Did more pizza work this weekend. I experimented with the cheap, high-gluten ‘Flying Fish’ brand flour.
I made a batch of dough yesterday, letting it double in size, and then sticking it in the refrigerator. It was shit. Heavy and undeveloped. I made a mistake involving either amount of water (not enough) or amount of kneading (not enough). I am pretty sure it was the lack of water. Water is needed for the gluten development. I never caught the mistake because I stupidly didn’t check to see if I could make a ‘baker’s window pane’ (translucent film) with the dough.
When I realized what a turd I had in the bowl this morning, I got pissed, threw it away, and made another batch. This time I made it a bit wetter and after a good long beating with my kitchenaid (idiotically the hinge/kingpin of the blender isn’t keyed, so vigorous blending walks the kingpin out of blender. Inevitably a catastrophic failure) I could make a perfect windowpane.
But alas, I made anoter mistake (I think).
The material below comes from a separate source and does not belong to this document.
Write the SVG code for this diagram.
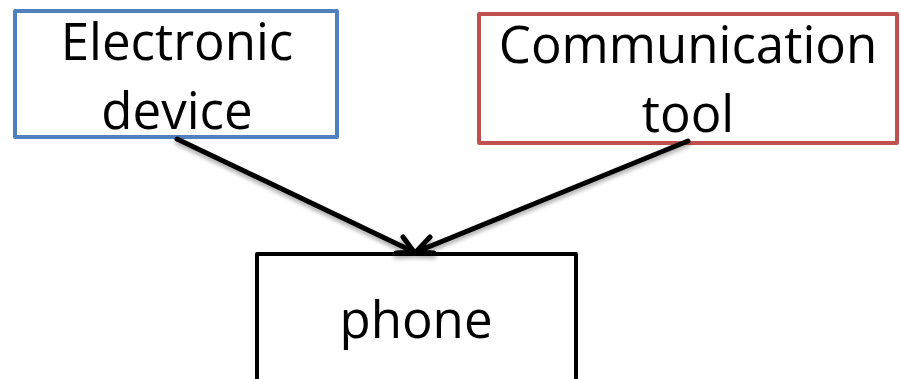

I put the dough to ferment and came back about 75-90 minutes later. When I went to play with the dough I realized once again I couldn’t make a windowpane. I think the mistake I made was over-fermenting the dough.
Disgusted, I considered throwing it out, but for some reason didn’t. Instead i made a pizza with it. It was my best pizza yet! This is where I learned a few new things:
- I like a medium crust. If I make the dough crust a lot thinner than I think I want, this winds up being a medium crust like I prefer. Same goes for the crust lip. I don’t like a big dough handle, so I make the crust lip pretty small, but it still grows big or bigger than I want.
- I like my crust crispy. So this time I baked the crust blind (no sauce) for about seven to ten minutes, and very close to the bottom oven element to get the bottom as crisp as possible. Generous spritzing of olive oil on the crust, too. By the time it was fluffed up and starting to brown, then I added on my sauce and toppings and baked it on the middle rack. This made really crispy, brown pizza crust.
A few things for next time:
- Increase amount of olive oil in the crust and decrease the sugar. Sugar attracts water. Oil fries the crust. Should mean a crispier shell.
- When I’m mixing the dough ingredients, I’m going to let half the flour soak in half the water for thirty minutes first. This will give better hydration to the flour and should result in better gluten development.
- In throwing the crust, I realized if I twirl the crust at eye level using my fists, I can generate the centripetal force needed to stretch out the dough. It seems unecessary to launch the thing to the ceiling (at least at first).